Ana d´Angelo – Sob um governo democrático, você acha que a gente muda a nossa postura de fato em relação à desinformação, esses movimentos permanecem? Como você acha que vai ser o tensionamento entre essas forças políticas e o reflexo disso na sociedade? Qual o cenário você vislumbra para 2023?

ANA REGINA RÊGO – Como observadora participante desse processo e enquanto investigadora mesmo, eu acredito que a gente não vai poder relaxar, porque não só vai permanecer, como vai potencializar porque nós temos novas redes chegando, novas redes sendo criadas, novos caminhos para que a desinformação se potencialize como fenômeno.

 Nós temos, dentro do Congresso Nacional, o desafio não só da regulação, mas o desafio em relação aos parlamentares que foram eleitos com desinformação. Então se há uma regulamentação mínima em relação às plataformas digitais e à mídia em geral, a gente não teria um caso como o da Jovem Pan. (a emissora foi desmonetizada pelo Youtube por propagar desinformação eleitoral). 

A gente vai ter esses desafios de negociar no Congresso porque nós temos os que são favoráveis à desinformação e os que se elegeram com a desinformação. A desinformação no Brasil é recompensadora, ela dá mandatos, inclusive do Executivo, né? Então não há uma punição, há uma recompensa. E parte da sociedade não consegue visualizar isso porque está inserida neste cenário acreditando que tudo é uma disputa de narrativas e as referências de informação confiável estão relativizadas. 

Tem também o desafio que é colocar a educação midiática dentro da Base Nacional Curricular, popularizar a ciência porque estamos vendo o drama do índice vacinal.

Os desafios são muito grandes, mesmo dentro de um governo democrático, que vai ter que reconstruir muitas dessas bases do Estado. 

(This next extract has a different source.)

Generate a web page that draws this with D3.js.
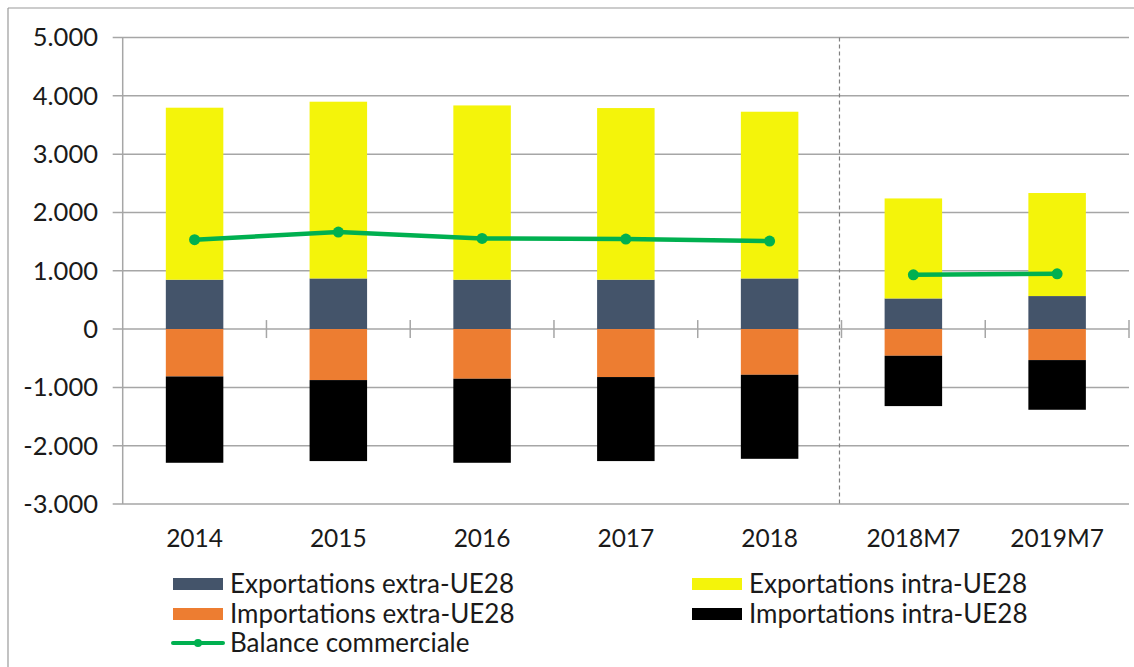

Até para que o governo consiga se manter dentro de uma base negociável com a opinião pública é preciso levar o mínimo de informação à sociedade. Antes a gente considerava os desertos de notícias , uma métrica mais geográfica. O Brasil é imenso e a informação não chegava, o jornalismo não chegava. Hoje nós temos desertos de notícias dentro das redes sociais porque nós temos 54% dos brasileiros que evitam a informação, segundo o Digital News Report 2022. Isso faz com que a gente não consiga chegar lá, não consiga chegar em grupos de aplicativos de mensagem que estão vinculados a religiões ou a famílias. Então a gente tem que renegociar essas bases e conseguir chegar de alguma forma aos brasileiros. Eu acho que a gente conseguiu furar alguns bloqueios durante o período pré-eleitoral e eleitoral, mas eu acho que minimamente, senão não teríamos nas ruas as pessoas ajoelhadas, outras com celular na cabeça, e por aí vai.